Zenith Bank Plc is set to make its debut in East Africa through the proposed acquisition of Kenya’s Paramount Bank, signaling a major step in the Nigerian lender’s pan-African growth strategy.
The deal, pending regulatory approvals from both the Central Bank of Nigeria and the Central Bank of Kenya, is targeted for completion by January 2026, according to a report by Business Daily.
While the financial terms remain undisclosed, the acquisition underscores Zenith Bank’s ambition to deepen its continental footprint amid a changing regulatory landscape in Kenya.
The East African country’s banking sector is undergoing a significant transformation, with new prudential guidelines requiring banks to raise minimum core capital from Sh1 billion (N11.16 billion) to Sh10 billion (N111.58 billion) by 2029. Analysts expect the regulatory overhaul to spur mergers, acquisitions, and capital injections across the industry.
Paramount Bank, a mid-tier lender with core capital of Sh2.67 billion (N29.79 billion) and eight branches, faces pressure to recapitalize.
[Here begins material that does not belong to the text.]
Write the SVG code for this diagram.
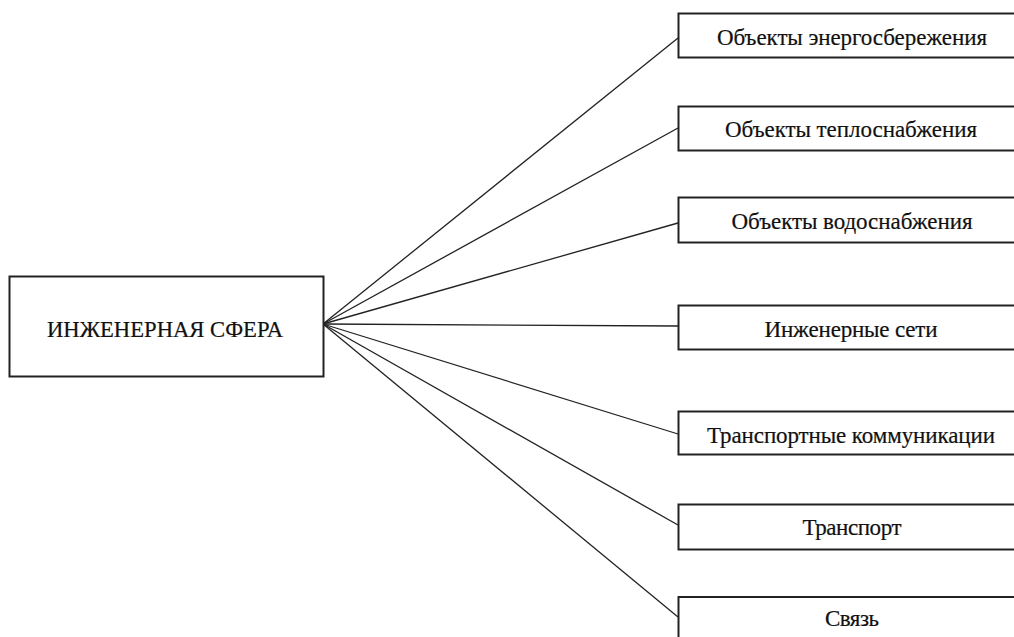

Options include retained earnings, fresh equity, or strategic partnerships making Zenith Bank’s offer timely and potentially transformative.
If approved, Zenith Bank will become the fourth Nigerian lender to operate in Kenya, joining United Bank for Africa (UBA), Guaranty Trust Bank (GTBank), and Access Bank.
The move coincides with the lifting of a decade-long moratorium on new banking licenses in Kenya, opening further opportunities for regional expansion.
Zenith Bank’s entry is expected to intensify competition, offering Kenyan customers and corporates more choices in products and pricing. It also reflects a broader trend of consolidation as well-capitalized regional banks seek to scale operations across borders and spread risk.
The proposed East African expansion follows Zenith Bank’s recent announcement to enter Côte d’Ivoire and eight other Francophone African markets, supported by a N614.65 billion hybrid capital raise that increased the bank’s capital base by 160 per cent.
Speaking at the Nigerian Exchange (NGX) closing gong ceremony last month, Group Managing Director and CEO Adaora Umeoji emphasized that the expansion strategy is customer-driven.
“Since the capital raise exercise, we’ve been able to use part of the money to expand our footprints. We started by opening our Paris branch, and we are going to move from there to Côte d’Ivoire, which we are already processing the license,” she said.
Umeoji added that the Côte d’Ivoire license would provide passporting rights into eight additional Francophone markets, aligning with Zenith Bank’s strategy to follow its customers into high-growth economies.
“This expansion strategy is a result of us following our customers’ business and ensuring that we go to countries and economies where we can scale and be able to provide more returns for our shareholders,” she explained.
With this move, Zenith Bank positions itself as a major regional player, leveraging capital strength and strategic acquisitions to grow its footprint across Africa’s most dynamic markets.